A Convolutional Neural Network (CNN or ConvNet) is a class of deep neural networks, most commonly applied to analyzing visual imagery. The design of these networks allows them to automatically and adaptively learn the spatial hierarchies of features from input images. CNNs have been tremendously successful in practical applications and in various competitions, due to their ability to handle large volumes of data and their superior performance in tasks such as image classification, object detection, and segmentation.
Key Components of a CNN
- Convolutional Layer: This layer applies a set of filters (also called kernels) to the input image to produce a feature map. The main operations involve convolution of the input image with these filters, which helps in capturing spatial hierarchies of patterns.
- The Rectified Linear Unit (ReLU) layer employs a non-saturating activation function to reduce the linearity of the network. This makes it easier to learn complex patterns.
- Pooling Layer: This layer reduces the spatial dimensions (width and height) of the input, reducing the number of parameters and computation in the network. Common pooling operations include max pooling and average pooling.
- Neurons in the Fully Connected Layer maintain connections with all activations from the previous layer. This layer helps in combining features learned by convolutional and pooling layers to make final predictions.
- Output Layer: This layer outputs the final prediction, typically through a softmax activation function in the case of classification tasks.
Example: Image Classification with CNN
Let’s consider a simple example of image classification using a CNN to classify images from the CIFAR-10 dataset, which consists of 60,000 32×32 color images in 10 different classes.
Code Implementation
Here’s a detailed Python code using TensorFlow and Keras to create and train a CNN on the CIFAR-10 dataset:
import tensorflow as tf
from tensorflow.keras import datasets, layers, models
import matplotlib.pyplot as plt
# Load and preprocess the CIFAR-10 dataset
(train_images, train_labels), (test_images, test_labels) = datasets.cifar10.load_data()
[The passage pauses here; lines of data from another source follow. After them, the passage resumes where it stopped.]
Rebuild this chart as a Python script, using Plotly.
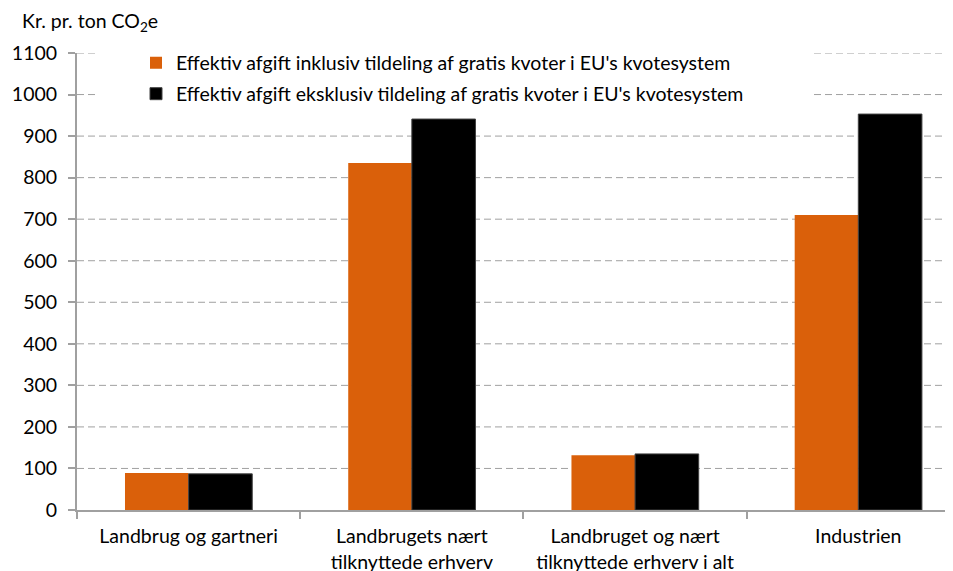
import plotly.graph_objects as go

categories = ["Landbrug og gartneri", "Landbrugets nært<br>tilknyttede erhverv",
              "Landbruget og nært<br>tilknyttede erhverv i alt", "Industrien"]
series_names = ["Effektiv afgift inklusiv tildeling af gratis kvoter i EU's kvotesystem",
                "Effektiv afgift eksklusiv tildeling af gratis kvoter i EU's kvotesystem"]
incl_values = [89, 835, 132, 710]
excl_values = [87, 941, 135, 953]
y_ticks = [0, 100, 200, 300, 400, 500, 600, 700, 800, 900, 1000, 1100]

FONT = "Lato"
FS = 19.5
OX, OY = 4, 8
L, T = 73 - OX, 53 - OY
PLOT_H = 510 - 53
B = 571 - (510 - OY)
PLOT_W = 953 - L

fig = go.Figure()
fig.add_trace(go.Bar(x=categories, y=incl_values, name=series_names[0], legend="legend",
                     marker=dict(color="#DA600A", line=dict(width=0))))
fig.add_trace(go.Bar(x=categories, y=excl_values, name=series_names[1], legend="legend2",
                     marker=dict(color="#000000", line=dict(color="#404040", width=1))))

def px_x(x):
    return (x - OX - L) / PLOT_W

def px_y(y):
    return (510 - y) / PLOT_H

# dashed gridlines (drawn as shapes so the legend area can mask them)
shapes = [dict(type="line", xref="paper", yref="y", layer="below",
               x0=0, x1=1, y0=v, y1=v,
               line=dict(color="#A0A0A0", width=1, dash="7px,4px"))
          for v in y_ticks[1:]]
shapes.append(dict(type="rect", xref="paper", yref="paper", layer="below",
                   x0=px_x(93), x1=px_x(806), y0=px_y(110), y1=px_y(40),
                   fillcolor="white", line=dict(width=0)))

leg_common = dict(xanchor="left", yanchor="middle", bgcolor="rgba(255,255,255,0)",
                  font=dict(size=FS, family=FONT), itemwidth=30, borderwidth=0)

fig.update_layout(
    width=953, height=571,
    margin=dict(l=L, r=0, t=T, b=B),
    paper_bgcolor="white", plot_bgcolor="white",
    barmode="group", bargap=0.43, bargroupgap=0,
    font=dict(family=FONT, size=FS, color="#000000"),
    showlegend=True,
    legend=dict(x=px_x(132), y=px_y(63), **leg_common),
    legend2=dict(x=px_x(132), y=px_y(94), **leg_common),
    annotations=[dict(text="Kr. pr. ton CO<sub>2</sub>e", xref="paper", yref="paper",
                      x=px_x(16), y=px_y(22), xanchor="left", yanchor="middle",
                      showarrow=False, font=dict(size=FS, family=FONT))],
    shapes=shapes,
)
fig.update_xaxes(range=[-0.5, 3.46], showline=True, linecolor="#A0A0A0", linewidth=2,
                 ticks="outside", tickson="boundaries", ticklen=7, tickcolor="#A0A0A0",
                 tickwidth=2, showgrid=False, automargin=False, ticklabelstandoff=8,
                 tickfont=dict(size=FS, family=FONT))
fig.update_yaxes(range=[0, 1100], tickvals=y_ticks, showline=True, linecolor="#A0A0A0",
                 linewidth=2, ticks="outside", ticklen=7, tickcolor="#A0A0A0", tickwidth=2,
                 showgrid=False, zeroline=False, automargin=False, ticklabelstandoff=7,
                 tickfont=dict(size=FS, family=FONT))

fig.write_html("out.html")
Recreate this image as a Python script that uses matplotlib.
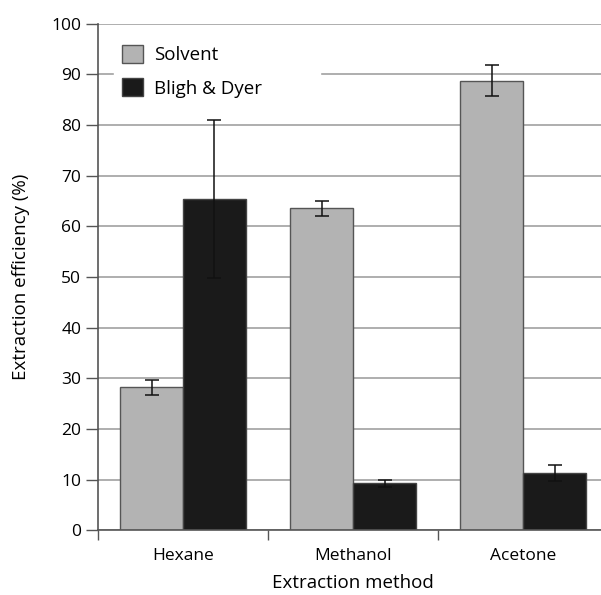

train_images, test_images = train_images / 255.0, test_images / 255.0
# Define the CNN architecture
model = models.Sequential()
# Convolutional Layer 1
model.add(layers.Conv2D(32, (3, 3), activation='relu', input_shape=(32, 32, 3)))
model.add(layers.MaxPooling2D((2, 2)))
# Convolutional Layer 2
model.add(layers.Conv2D(64, (3, 3), activation='relu'))
model.add(layers.MaxPooling2D((2, 2)))
# Convolutional Layer 3
model.add(layers.Conv2D(64, (3, 3), activation='relu'))
# Flatten the feature maps before the fully connected layers
model.add(layers.Flatten())
# Fully Connected Layer 1
model.add(layers.Dense(64, activation='relu'))
# Output Layer
model.add(layers.Dense(10, activation='softmax'))
# Compile the model
model.compile(optimizer='adam', loss='sparse_categorical_crossentropy', metrics=['accuracy'])
# Train the model
history = model.fit(train_images, train_labels, epochs=10, validation_data=(test_images, test_labels))
# Evaluate the model
test_loss, test_acc = model.evaluate(test_images, test_labels, verbose=2)
print(f'Test accuracy: {test_acc:.4f}')
# Plot training and validation accuracy over epochs
plt.plot(history.history['accuracy'], label='accuracy')
plt.plot(history.history['val_accuracy'], label='val_accuracy')
plt.xlabel('Epoch')
plt.ylabel('Accuracy')
plt.legend(loc='lower right')
plt.show()
Explanation of the Code
- Data Loading and Preprocessing: The CIFAR-10 dataset is loaded and the pixel values are normalized to the range [0, 1].
- CNN Architecture:
- First Convolutional Layer: 32 filters of size 3×3 with ReLU activation, followed by a 2×2 max pooling layer.
- Second Convolutional Layer: 64 filters of size 3×3 with ReLU activation, followed by a 2×2 max pooling layer.
- Third Convolutional Layer: 64 filters of size 3×3 with ReLU activation.
- Flattening: Converts the 3D feature maps to 1D feature vectors.
- Fully Connected Layer: 64 neurons with ReLU activation.
- Output Layer: 10 neurons (one for each class) with softmax activation for multi-class classification.
- Model Compilation: We compile the model using the Adam optimizer, sparse categorical cross-entropy loss (suitable for integer labels), and accuracy as the evaluation metric.
- Model Training: We train the model for 10 epochs using the training data, and we monitor the training progress using the validation data.
- Model Evaluation: We evaluate the trained model on the test dataset and print the test accuracy.
- Plotting Accuracy: To visualize the model’s performance, we plot the training and validation accuracy over epochs.
This example demonstrates a basic CNN for image classification. We can expand the architecture with additional layers and more sophisticated techniques like dropout, batch normalization, and advanced optimizers for more complex tasks or datasets.